I dont know the exact KV, Its about 900 as I got these years ago and they where sitting in a drawer.
To be honest efficency was the last thing on my mind when I designed it. There was a high probability that it ended up as a pile of balsa lying in a field someware.
not just efficency. such low pitch would have a hard time with high speed.
Recomended for fixed wing for pitch speed to be at least twice the stall speed.
Below is a link to a log of my latest flight I was thinking about increasing the speed of tilt down and min air speed as there is very little delay between the motors reaching 60 degrees and min stall speed and there is a bit of a slightly unstable phase during transition.
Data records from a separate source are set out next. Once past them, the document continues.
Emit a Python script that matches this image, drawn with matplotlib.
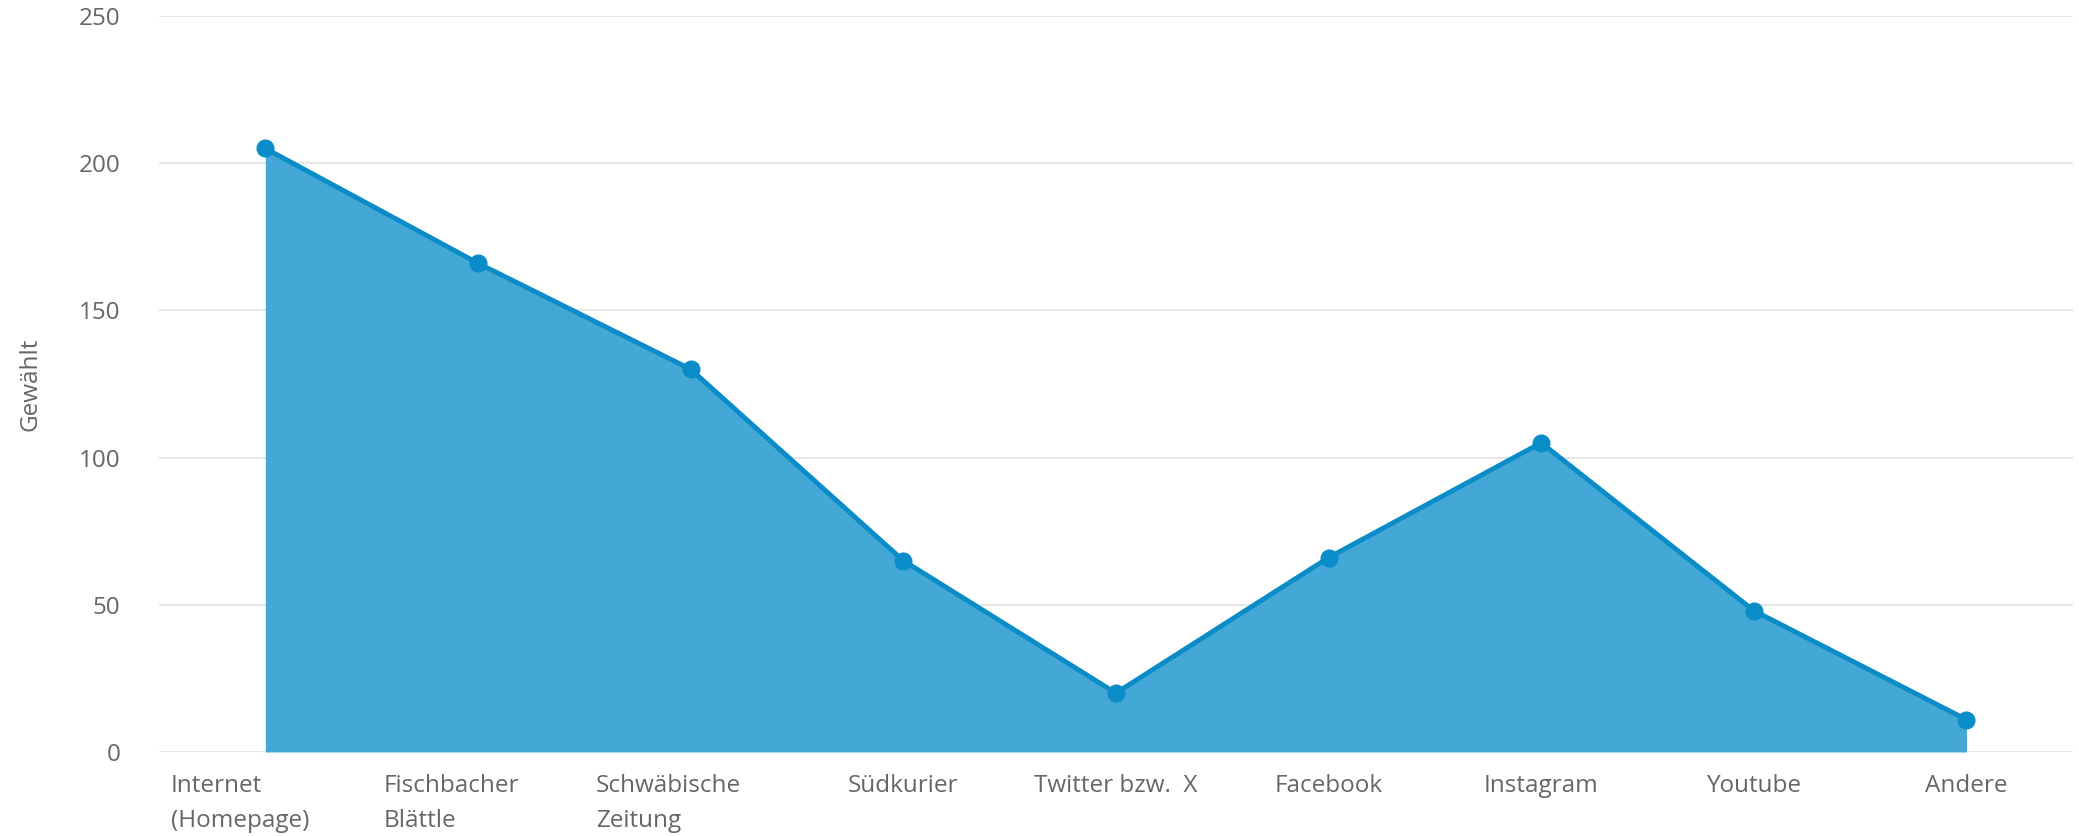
import matplotlib
import matplotlib.pyplot as plt
from matplotlib.transforms import blended_transform_factory, offset_copy

matplotlib.use('Agg')

# Data
categories = ['Internet\n(Homepage)', 'Fischbacher\nBlättle', 'Schwäbische\nZeitung', 'Südkurier',
              'Twitter bzw.  X', 'Facebook', 'Instagram', 'Youtube', 'Andere']
values = [205, 166, 130, 65, 20, 66, 105, 48, 11]
y_ticks = [0, 50, 100, 150, 200, 250]

plt.rcParams['font.family'] = ['Open Sans', 'DejaVu Sans']

fig = plt.figure(figsize=(20.79, 8.36), dpi=100)
ax = fig.add_axes([0.0765, 0.1005, 0.9205, 0.8805])

x = list(range(len(values)))
ax.fill_between(x, values, 0, color='#43a8d5', linewidth=0, zorder=2)
ax.plot(x, values, color='#0a8cc8', linewidth=3.5, marker='o', markersize=12, zorder=3)

ax.set_xlim(-0.5, len(values) - 0.5)
ax.set_ylim(0, 250)
ax.set_yticks(y_ticks)
ax.set_yticklabels([str(t) for t in y_ticks], fontsize=17.5, color='#666666')
ax.tick_params(axis='y', length=0, pad=28)
ax.set_xticks([])
ax.grid(axis='y', color='#e6e6e6', linewidth=1.5, zorder=0)
for s in ax.spines.values():
    s.set_visible(False)

ax.set_ylabel('Gewählt', fontsize=17.5, color='#666666', labelpad=26)

# category labels: wrapped ones left aligned in their band, single ones centered
trans = blended_transform_factory(ax.transData, ax.transAxes)
trans = offset_copy(trans, fig=fig, y=-22, units='dots')
for i, lab in enumerate(categories):
    if '\n' in lab:
        ax.text(i - 0.445, 0, lab, transform=trans, ha='left', va='top',
                fontsize=17.5, color='#666666', linespacing=1.6)
    else:
        ax.text(i, 0, lab, transform=trans, ha='center', va='top',
                fontsize=17.5, color='#666666')

fig.savefig('out.png', dpi=100)
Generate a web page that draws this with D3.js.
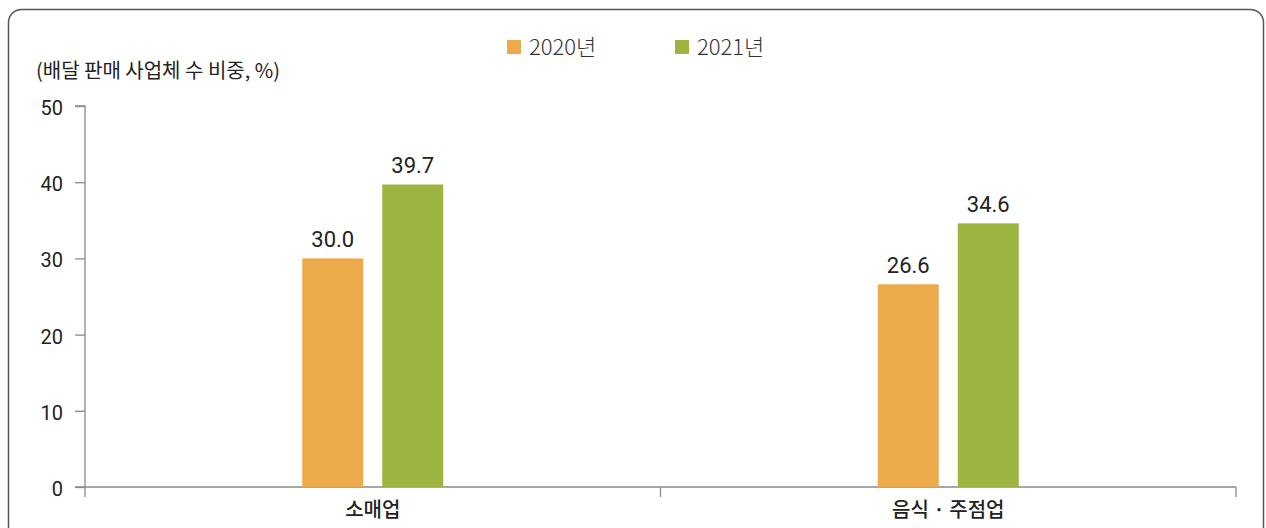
<!DOCTYPE html>
<html><head><meta charset="utf-8">
<script src="https://cdn.jsdelivr.net/npm/d3@7"></script>
<style>
html,body{margin:0;padding:0;background:#fff;}
svg{display:block;}
</style></head>
<body>
<svg id="chart" width="1266" height="528"></svg>
<script>
const categories = ["소매업", "음식 · 주점업"];
const seriesNames = ["2020년", "2021년"];
const values2020 = [30.0, 26.6];
const values2021 = [39.7, 34.6];
const yTicks = [0, 10, 20, 30, 40, 50];
const unitLabel = "(배달 판매 사업체 수 비중, %)";
const colors = ["#EDAA4B", "#9BB540"];

(function () {
const svg = d3.select("#chart");
const mLeft = 85, mRight = 1236, mTop = 106, mBottom = 487;

// frame
svg.append("rect").attr("x", 8.5).attr("y", 9.5).attr("width", 1255).attr("height", 530)
  .attr("rx", 13).attr("fill", "none").attr("stroke", "#555").attr("stroke-width", 1.5);

const x0 = d3.scaleBand().domain(categories).range([mLeft, mRight]).padding(0);
const x1 = d3.scaleBand().domain(seriesNames).range([-70.5, 70.5]).paddingInner(0.2375).paddingOuter(0);
const y = d3.scaleLinear().domain([0, 50]).range([mBottom, mTop]);

const numFont = "Roboto, 'DejaVu Sans', sans-serif";
const krFont = "'Noto Sans CJK KR', 'Noto Sans', sans-serif";

// y axis
const yAxis = svg.append("g").attr("transform", `translate(${mLeft},0)`)
  .call(d3.axisLeft(y).tickValues(yTicks).tickSize(10).tickPadding(12).tickFormat(d3.format("d")));
yAxis.select(".domain").attr("stroke", "#8a8a8a").attr("stroke-width", 1.3).attr("d", `M-10,${mTop}H0V${mBottom}`);
yAxis.selectAll(".tick line").attr("stroke", "#8a8a8a").attr("stroke-width", 1.3);
yAxis.selectAll(".tick text").attr("font-family", numFont).attr("font-size", 20)
  .attr("fill", "#222").attr("dy", "0.42em");

// x axis
const xAxis = svg.append("g").attr("transform", `translate(0,${mBottom})`)
  .call(d3.axisBottom(x0).tickSize(0).tickFormat(""));
xAxis.select(".domain").attr("stroke", "#8a8a8a").attr("stroke-width", 1.3).attr("d", `M${mLeft-10},0H${mRight}`);
const bounds = [mLeft, ...categories.slice(1).map(c => x0(c)), mRight];
svg.append("g").selectAll("line").data(bounds).join("line")
  .attr("x1", d => d).attr("x2", d => d).attr("y1", mBottom).attr("y2", mBottom + 10)
  .attr("stroke", "#8a8a8a").attr("stroke-width", 1.3);
svg.append("g").selectAll("text").data(categories).join("text")
  .attr("x", d => x0(d) + x0.bandwidth() / 2).attr("y", mBottom + 30)
  .attr("text-anchor", "middle").attr("font-family", krFont).attr("font-size", 20)
  .attr("font-weight", 500).attr("fill", "#222").text(d => d);

// bars
const rows = categories.map((c, i) => ({ cat: c, vals: [values2020[i], values2021[i]] }));
const g = svg.append("g");
rows.forEach(r => {
  const cx = x0(r.cat) + x0.bandwidth() / 2;
  r.vals.forEach((v, j) => {
    const bx = cx + x1(seriesNames[j]);
    g.append("rect").attr("x", bx).attr("y", y(v)).attr("width", x1.bandwidth())
      .attr("height", y(0) - y(v)).attr("fill", colors[j]);
    g.append("text").attr("x", bx + x1.bandwidth() / 2).attr("y", y(v) - 11)
      .attr("text-anchor", "middle").attr("font-family", numFont).attr("font-size", 22)
      .attr("fill", "#222").text(d3.format(".1f")(v));
  });
});

// unit label
svg.append("text").attr("x", 36).attr("y", 78).attr("font-family", krFont)
  .attr("font-size", 20).attr("fill", "#222").text(unitLabel);

// legend
const legendX = [507, 675];
const lg = svg.append("g");
seriesNames.forEach((s, i) => {
  lg.append("rect").attr("x", legendX[i]).attr("y", 40).attr("width", 14).attr("height", 14).attr("fill", colors[i]);
  lg.append("text").attr("x", legendX[i] + 22).attr("y", 55).attr("font-family", krFont)
    .attr("font-size", 22).attr("font-weight", 300).attr("fill", "#333").text(s);
});
})();
</script>
</body></html>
Could someone explain what is happening with YAW and Desired Yaw
Unfortunately no video as a cant get anyone to do a good enough job of filming it.
At the time marked A transitionspeed has been reached. Which surprises me is that it takes nearly 3 seconds until the tiltservos are fully retracted (time marked B).
My Tri-Tiltrotor VTOL plane takes less than a second.
A few weeks ago I had an issue with my quadplane just before the transition one of the front motors started to resonate really badly then there was an awful bang and the motor ended up hanging on the wires. Everything turned out ok and the plane glided down and landed on the runway.
As a result of this near miss i needed to change the motor tilt design to prevent this happening again. What I can up with was to rest the motor mounts on a small bar at either end of the travel.
I am currently working on modeling the transition of my tiltrotor on Simulink but there is something that really confused me and I am hoping that perhaps you could help me out. When I looked at tiltrotor.cpp, it seems like there is a factor called “tilt_compensation” that get multiplied to the throttle. However, as the rotors is tilting down, the factors become really large (~32) and will cause the motors to saturate. Is that a bug or am I having some misunderstanding about the factor?